In fairness to Dimópulos, a slightly more expansive textual presentation might have helped the reader experience the text in a more leisurely way. Small-format books are often beautiful objects in their own right and Imminence is no exception. The cover is stunning, and the book is lovely to hold in the hand. But it’s a small-font, slender little beauty with about 120 pages of text. The cost of printing aside, there’s an argument to be made for giving this intense story a bit more space to breathe on the page.
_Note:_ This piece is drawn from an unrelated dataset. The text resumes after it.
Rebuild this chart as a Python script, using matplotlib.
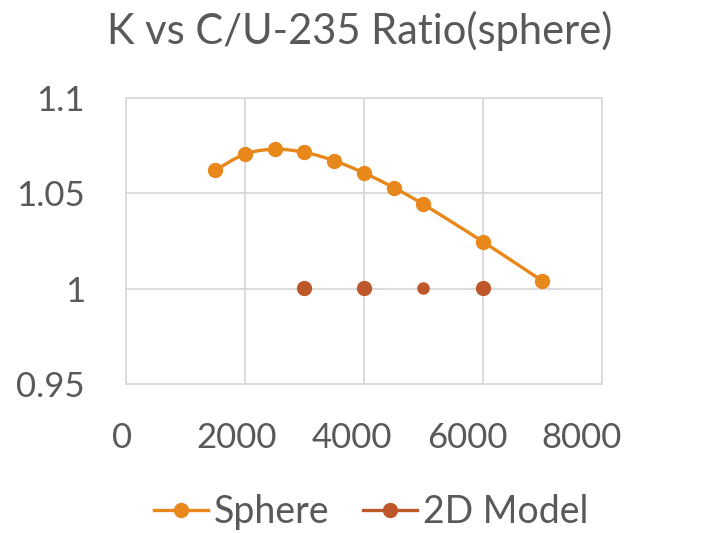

Dimópulos’s prose can certainly live up to a larger font. Alice Whitmore’s English translation is a pleasing mixture of lyrical and straightforward, and the novel is filled with startling images accompanying Irina’s descriptions and thoughts:
Logic, in my mind, has always been a woman dressed in white…
There’s a whole world trapped, untouchable, inside those five seconds of a young woman’s laughter. The open mouth is a grand landscape…
The cat had nails like a parrot, and as it fled, they made a sound like chimes.
Ultimately, and regardless of quibbles over printing decisions, what Imminence depicts extremely well is the intrusiveness of previous lived experiences into a present moment. It can be difficult — structurally, textually, poetically — to portray how a conversation “right now” between two people can actually be a conversation between many different people across a lifetime; we are the sum total of our relationships over many years and many encounters. Life interrupts itself, again and again, for better or worse. In that sense, we are all existing on that narrow front stage, trying to be in a present moment but endlessly distracted by that fluttering curtain into our past. Watching Irina fail to negotiate the tension inherent in that dangerous, confusing threshold space is both deeply unsettling and achingly familiar.